YOUR TASK
Quote the listing below in its entirety, omitting every image.

MATERIAL
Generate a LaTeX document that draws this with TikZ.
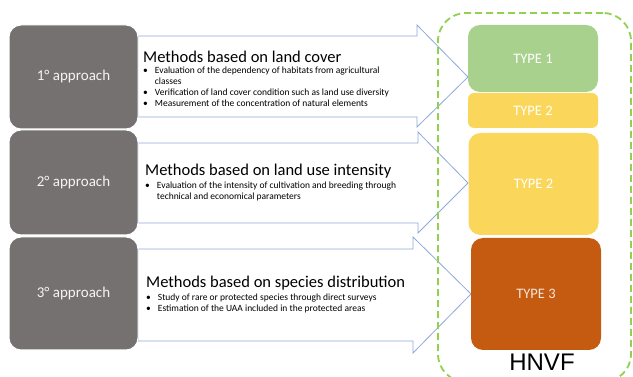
\documentclass[tikz,border=0pt]{standalone}
\usepackage{fontspec}
\setmainfont{Carlito}
\newfontfamily\hnvffont{Liberation Sans}
\usetikzlibrary{positioning}
\definecolor{apgray}{HTML}{767171}
\definecolor{arrowblue}{HTML}{8EA9DB}
\definecolor{typegreen}{HTML}{A9D18E}
\definecolor{typeyellow}{HTML}{FAD75A}
\definecolor{typeorange}{HTML}{C55A11}
\definecolor{framegreen}{HTML}{92D050}

\begin{document}
\begin{tikzpicture}[x=1pt,y=-1pt,
approach/.style={fill=apgray,draw=white,line width=1pt,rounded corners=12pt,
    minimum width=129pt,text=white!92!apgray,font=\fontsize{15}{17}\selectfont},
methodarrow/.style={draw=arrowblue,fill=white,line width=0.8pt,line join=miter},
methodtitle/.style={inner sep=0pt,anchor=base west,font=\fontsize{16.5}{19}\selectfont},
methodpoints/.style={inner sep=0pt,font=\fontsize{9.5}{10.5}\selectfont},
typebox/.style={rounded corners=12pt,minimum width=130pt,text=white,
    font=\fontsize{14.5}{16}\selectfont},
hnvfframe/.style={draw=framegreen,line width=1.8pt,dash pattern=on 7pt off 4pt,
    rounded corners=28pt,minimum width=193pt,minimum height=369pt}]
\useasboundingbox (0,0) rectangle (633,377);

% arrows behind the approach boxes
\draw[methodarrow] (138,36) -- (417,36) -- (417,25) -- (468,77) -- (417,127) -- (417,117) -- (138,117) -- cycle;
\draw[methodarrow] (138,143) -- (418,143) -- (418,132) -- (468,183) -- (418,233) -- (418,223) -- (138,223) -- cycle;
\draw[methodarrow] (138,249) -- (413,249) -- (413,237) -- (471,294) -- (413,353) -- (413,341) -- (138,341) -- cycle;

\node (app1) [approach,minimum height=104pt] at (73.5,77) {1° approach};
\node (app2) [approach,minimum height=105pt] at (73.5,182.5) {2° approach};
\node (app3) [approach,minimum height=113pt] at (73.5,293.5) {3° approach};

\node (ttl1) [methodtitle] at (143,63) {Methods based on land cover};
\node (pts1) [methodpoints,below=3pt of ttl1.base west,anchor=north west] {%
\begin{tabular}{@{}l@{\hspace{7pt}}l@{}}
\textbullet & Evaluation of the dependency of habitats from agricultural\\
 & classes\\[1pt]
\textbullet & Verification of land cover condition such as land use diversity\\
\textbullet & Measurement of the concentration of natural elements
\end{tabular}};

\node (ttl2) [methodtitle] at (145,176) {Methods based on land use intensity};
\node (pts2) [methodpoints,below=5pt of ttl2.base west,anchor=north west] {%
\begin{tabular}{@{}l@{\hspace{7pt}}l@{}}
\textbullet & Evaluation of the intensity of cultivation and breeding through\\
 & technical and economical parameters
\end{tabular}};

\node (ttl3) [methodtitle] at (146,288) {Methods based on species distribution};
\node (pts3) [methodpoints,below=5pt of ttl3.base west,anchor=north west] {%
\begin{tabular}{@{}l@{\hspace{7pt}}l@{}}
\textbullet & Study of rare or protected species through direct surveys\\
\textbullet & Estimation of the UAA included in the protected areas
\end{tabular}};

% HNVF frame and types
\node (frame) [hnvfframe] at (534.5,197.5) {};
\node (type1) [typebox,fill=typegreen,minimum height=67pt] at (533,58.5) {TYPE 1};
\node (type2a) [typebox,fill=typeyellow,rounded corners=6pt,minimum height=35pt] at (533,110.5) {TYPE 2};
\node (type2b) [typebox,fill=typeyellow,minimum height=102pt] at (533.5,184) {TYPE 2};
\node (type3) [typebox,fill=typeorange,text=white!85!typeorange,minimum height=112pt] at (536,294) {TYPE 3};
\node (hnvf) [inner sep=0pt,font=\hnvffont\fontsize{24}{26}\selectfont] at (542,362.5) {HNVF};
\end{tikzpicture}
\end{document}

OUTPUT FOR THIS EXERCISE
Generate a LaTeX document that draws this with TikZ.
\documentclass[tikz,border=0pt]{standalone}
\usepackage{fontspec}
\setmainfont{Carlito}
\newfontfamily\hnvffont{Liberation Sans}
\usetikzlibrary{positioning}
\definecolor{apgray}{HTML}{767171}
\definecolor{arrowblue}{HTML}{8EA9DB}
\definecolor{typegreen}{HTML}{A9D18E}
\definecolor{typeyellow}{HTML}{FAD75A}
\definecolor{typeorange}{HTML}{C55A11}
\definecolor{framegreen}{HTML}{92D050}

\begin{document}
\begin{tikzpicture}[x=1pt,y=-1pt,
approach/.style={fill=apgray,draw=white,line width=1pt,rounded corners=12pt,
    minimum width=129pt,text=white!92!apgray,font=\fontsize{15}{17}\selectfont},
methodarrow/.style={draw=arrowblue,fill=white,line width=0.8pt,line join=miter},
methodtitle/.style={inner sep=0pt,anchor=base west,font=\fontsize{16.5}{19}\selectfont},
methodpoints/.style={inner sep=0pt,font=\fontsize{9.5}{10.5}\selectfont},
typebox/.style={rounded corners=12pt,minimum width=130pt,text=white,
    font=\fontsize{14.5}{16}\selectfont},
hnvfframe/.style={draw=framegreen,line width=1.8pt,dash pattern=on 7pt off 4pt,
    rounded corners=28pt,minimum width=193pt,minimum height=369pt}]
\useasboundingbox (0,0) rectangle (633,377);

% arrows behind the approach boxes
\draw[methodarrow] (138,36) -- (417,36) -- (417,25) -- (468,77) -- (417,127) -- (417,117) -- (138,117) -- cycle;
\draw[methodarrow] (138,143) -- (418,143) -- (418,132) -- (468,183) -- (418,233) -- (418,223) -- (138,223) -- cycle;
\draw[methodarrow] (138,249) -- (413,249) -- (413,237) -- (471,294) -- (413,353) -- (413,341) -- (138,341) -- cycle;

\node (app1) [approach,minimum height=104pt] at (73.5,77) {1° approach};
\node (app2) [approach,minimum height=105pt] at (73.5,182.5) {2° approach};
\node (app3) [approach,minimum height=113pt] at (73.5,293.5) {3° approach};

\node (ttl1) [methodtitle] at (143,63) {Methods based on land cover};
\node (pts1) [methodpoints,below=3pt of ttl1.base west,anchor=north west] {%
\begin{tabular}{@{}l@{\hspace{7pt}}l@{}}
\textbullet & Evaluation of the dependency of habitats from agricultural\\
 & classes\\[1pt]
\textbullet & Verification of land cover condition such as land use diversity\\
\textbullet & Measurement of the concentration of natural elements
\end{tabular}};

\node (ttl2) [methodtitle] at (145,176) {Methods based on land use intensity};
\node (pts2) [methodpoints,below=5pt of ttl2.base west,anchor=north west] {%
\begin{tabular}{@{}l@{\hspace{7pt}}l@{}}
\textbullet & Evaluation of the intensity of cultivation and breeding through\\
 & technical and economical parameters
\end{tabular}};

\node (ttl3) [methodtitle] at (146,288) {Methods based on species distribution};
\node (pts3) [methodpoints,below=5pt of ttl3.base west,anchor=north west] {%
\begin{tabular}{@{}l@{\hspace{7pt}}l@{}}
\textbullet & Study of rare or protected species through direct surveys\\
\textbullet & Estimation of the UAA included in the protected areas
\end{tabular}};

% HNVF frame and types
\node (frame) [hnvfframe] at (534.5,197.5) {};
\node (type1) [typebox,fill=typegreen,minimum height=67pt] at (533,58.5) {TYPE 1};
\node (type2a) [typebox,fill=typeyellow,rounded corners=6pt,minimum height=35pt] at (533,110.5) {TYPE 2};
\node (type2b) [typebox,fill=typeyellow,minimum height=102pt] at (533.5,184) {TYPE 2};
\node (type3) [typebox,fill=typeorange,text=white!85!typeorange,minimum height=112pt] at (536,294) {TYPE 3};
\node (hnvf) [inner sep=0pt,font=\hnvffont\fontsize{24}{26}\selectfont] at (542,362.5) {HNVF};
\end{tikzpicture}
\end{document}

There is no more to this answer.